Indian-American businessman

Suhail R. Rizvi (born 1965) is an Indian-American businessman and co-founder and Chief Investment Officer of Rizvi Traverse Management LLC. He has a Bachelor of Science in economics from the Wharton School of the University of Pennsylvania, and sits on the Wharton Undergraduate Executive Board. A venture capitalist, his investments include Twitter, Facebook, Flipboard and Square. Due to his large stake in Twitter, both personally and for other investors, he was the subject of media scrutiny at the time of Twitter's IPO; he is notoriously private.

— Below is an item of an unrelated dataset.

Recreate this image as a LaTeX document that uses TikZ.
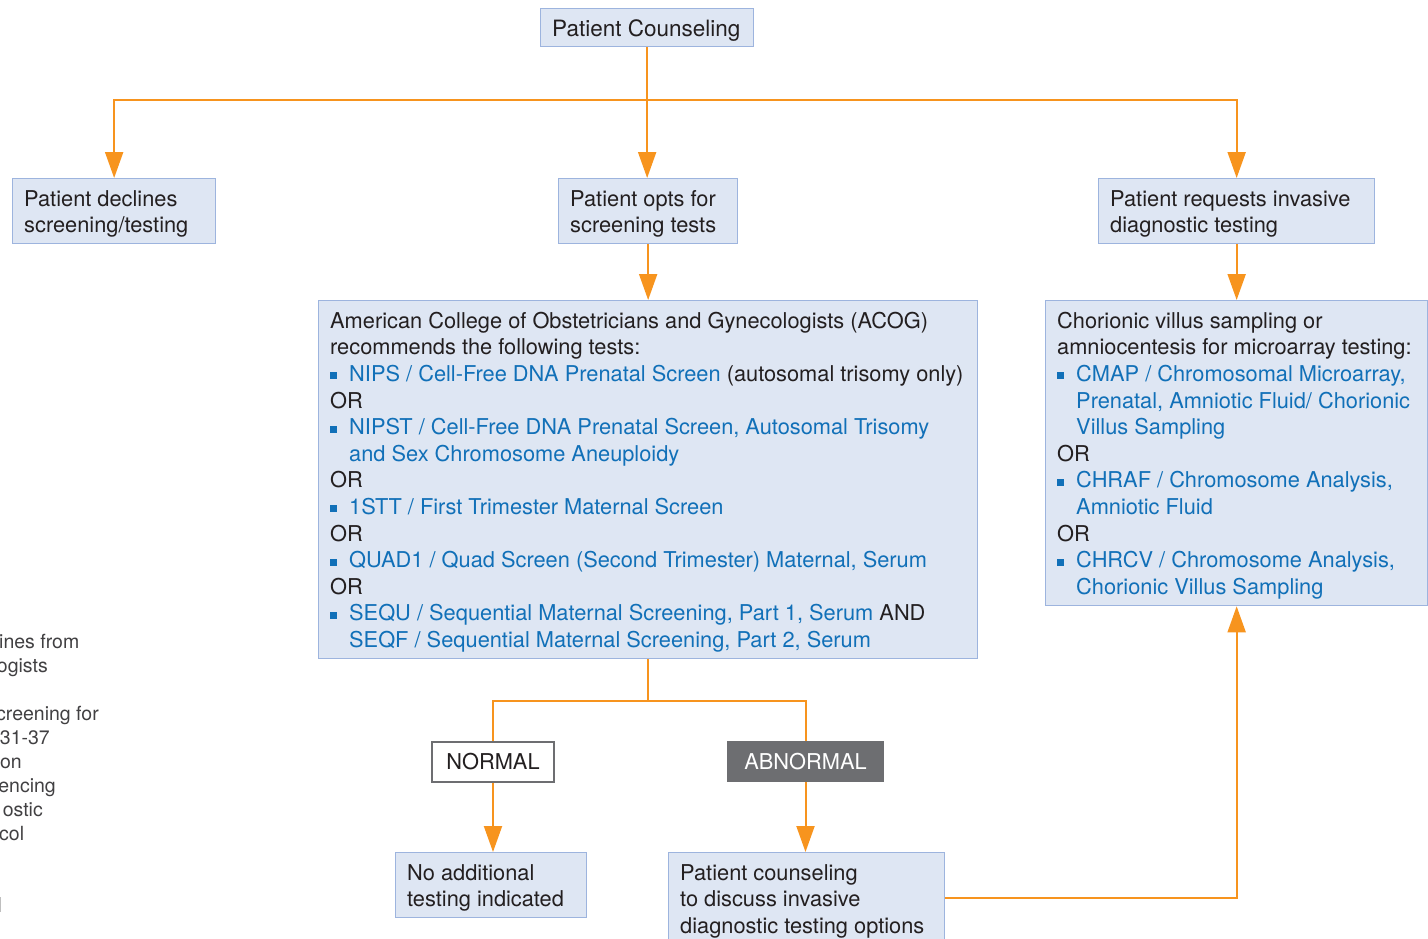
\documentclass[tikz,border=0pt]{standalone}
\usepackage{fontspec}
\setmainfont{TeX Gyre Heros}
\usetikzlibrary{arrows.meta}
\definecolor{boxfill}{HTML}{DEE6F3}
\definecolor{boxline}{HTML}{9DB4DE}
\definecolor{orng}{HTML}{F7941E}
\definecolor{lb}{HTML}{1170B8}
\definecolor{dk}{HTML}{231F20}
\definecolor{gr}{HTML}{6D6E71}
\definecolor{side}{HTML}{414042}
\newcommand\mainsz{\fontsize{21.8}{26.6}\selectfont}
\newcommand\bul{\makebox[19pt][l]{\textcolor{lb}{\raisebox{2pt}{\rule{7pt}{7pt}}}}}
\newcommand\ind{\hspace*{19pt}}
\begin{document}
\begin{tikzpicture}[x=1pt,y=-1pt,
  box/.style={draw=boxline,fill=boxfill,line width=1.3pt,inner sep=0pt,anchor=north west,rectangle},
  txt/.style={inner sep=0pt,anchor=north west,align=left,font=\mainsz,text=dk,xshift=12pt,yshift=-9.4pt},
  conn/.style={draw=orng,line width=2pt},
  arr/.style={conn,-{Triangle[length=26pt,width=18pt]}},
  sidetxt/.style={inner sep=0pt,anchor=base east,font=\fontsize{19.5}{24}\selectfont,text=side}]
\useasboundingbox (0,0) rectangle (1428,938);
\begin{scope}
\clip (0,0) rectangle (1428,938);
% boxes
\node[box,minimum width=213pt,minimum height=38pt] (pc) at (540,8) {};
\node[box,minimum width=203pt,minimum height=65pt] (pd) at (12,178) {};
\node[box,minimum width=179pt,minimum height=65pt] (po) at (558,178) {};
\node[box,minimum width=276pt,minimum height=65pt] (pr) at (1098,178) {};
\node[box,minimum width=659pt,minimum height=358pt] (acog) at (318,300) {};
\node[box,minimum width=382pt,minimum height=305pt] (cvs) at (1045,300) {};
\node[box,minimum width=191pt,minimum height=65pt] (na) at (395,852) {};
\node[box,minimum width=276pt,minimum height=90pt] (pcn) at (668,852) {};
\node[draw=gr,fill=white,line width=2pt,anchor=north west,minimum width=122pt,minimum height=40pt,inner sep=0pt,font=\mainsz,text=dk] (nor) at (431,741) {NORMAL};
\node[draw=gr,fill=gr,line width=1pt,anchor=north west,minimum width=156pt,minimum height=40pt,inner sep=0pt,font=\mainsz,text=white] (abn) at (727,741) {ABNORMAL};
% texts
\node[txt,font=\fontsize{22.5}{26.6}\selectfont] (pc-t) at (pc.north west) {\strut Patient Counseling};
\node[txt] (pd-t) at (pd.north west) {\strut Patient declines\\screening/testing};
\node[txt] (po-t) at (po.north west) {\strut Patient opts for\\screening tests};
\node[txt] (pr-t) at (pr.north west) {\strut Patient requests invasive\\diagnostic testing};
\node[txt] (acog-t) at (acog.north west) {\strut American College of Obstetricians and Gynecologists (ACOG)\\
recommends the following tests:\\
\bul\textcolor{lb}{NIPS / Cell-Free DNA Prenatal Screen} (autosomal trisomy only)\\
OR\\
\bul\textcolor{lb}{NIPST / Cell-Free DNA Prenatal Screen, Autosomal Trisomy}\\
\ind\textcolor{lb}{and Sex Chromosome Aneuploidy}\\
OR\\
\bul\textcolor{lb}{1STT / First Trimester Maternal Screen}\\
OR\\
\bul\textcolor{lb}{QUAD1 / Quad Screen (Second Trimester) Maternal, Serum}\\
OR\\
\bul\textcolor{lb}{SEQU / Sequential Maternal Screening, Part 1, Serum} AND\\
\ind\textcolor{lb}{SEQF / Sequential Maternal Screening, Part 2, Serum}};
\node[txt] (cvs-t) at (cvs.north west) {\strut Chorionic villus sampling or\\
amniocentesis for microarray testing:\\
\bul\textcolor{lb}{CMAP / Chromosomal Microarray,}\\
\ind\textcolor{lb}{Prenatal, Amniotic Fluid/ Chorionic}\\
\ind\textcolor{lb}{Villus Sampling}\\
OR\\
\bul\textcolor{lb}{CHRAF / Chromosome Analysis,}\\
\ind\textcolor{lb}{Amniotic Fluid}\\
OR\\
\bul\textcolor{lb}{CHRCV / Chromosome Analysis,}\\
\ind\textcolor{lb}{Chorionic Villus Sampling}};
\node[txt] (na-t) at (na.north west) {\strut No additional\\testing indicated};
\node[txt] (pcn-t) at (pcn.north west) {\strut Patient counseling\\to discuss invasive\\diagnostic testing options};
% connectors
\draw[conn] (pc.south) -- ++(0,53) coordinate (top);
\draw[arr] (top) -| (pd.north);
\draw[arr] (top) -| (pr.north);
\draw[arr] (top) -- (top |- po.north);
\draw[arr] (po.south) -- (po.south |- acog.north);
\draw[arr] (pr.south) -- (pr.south |- cvs.north);
\draw[conn] (acog.south) -- ++(0,42) coordinate (mid);
\draw[conn] (nor.north) |- (mid) -| (abn.north);
\draw[arr] (nor.south) -- (nor.south |- na.north);
\draw[arr] (abn.south) -- (abn.south |- pcn.north);
\draw[arr] (pcn.east) -| (cvs.south);
% clipped side text
\node[sidetxt,anchor=base west] (s1) at (-1,648) {ines from};
\node[sidetxt] (s2) at (48,672) {ogists};
\node[sidetxt] (s3) at (99,720) {creening for};
\node[sidetxt] (s4) at (50,744) {31-37};
\node[sidetxt] (s5) at (22,768) {on};
\node[sidetxt] (s6) at (56,792) {encing};
\node[sidetxt] (s7) at (43,816) {ostic};
\node[sidetxt,anchor=base west] (s8) at (-1,840) {col};
\draw[draw=gray!50,line width=1pt] (0.5,897) -- (0.5,912);
\end{scope}
\end{tikzpicture}
\end{document}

Along with social media, Rizvi has invested in telecommunications and entertainment. In April 2007, Rizvi Traverse acquired an equity ownership stake in Summit Entertainment, the studio behind the successful “Twilight” series. In January 2012, Lions Gate announced that it had acquired Summit Entertainment for $412.5 million. In 2005, his firm acquired controlling interest in International Creative Management, but sold its stake. After management problems with the Hollywood talent agency, Rizvi Traverse Management exchanged its equity, "for a combination of cash, preferred non-voting shares and an ongoing interest in certain assets of the company." The firm also helped Hugh Hefner buy back Playboy Enterprises in 2011. In November 2015, the company announced the acquisition of 3D cinema technology firm RealD for $551 million.
His father Syied Humayoun Raza Rizvi, who died in July 2016, was a professor of psychology at Ellsworth Community College in Iowa Falls, Iowa.

His brother, Ashraf, is a hedge fund manager.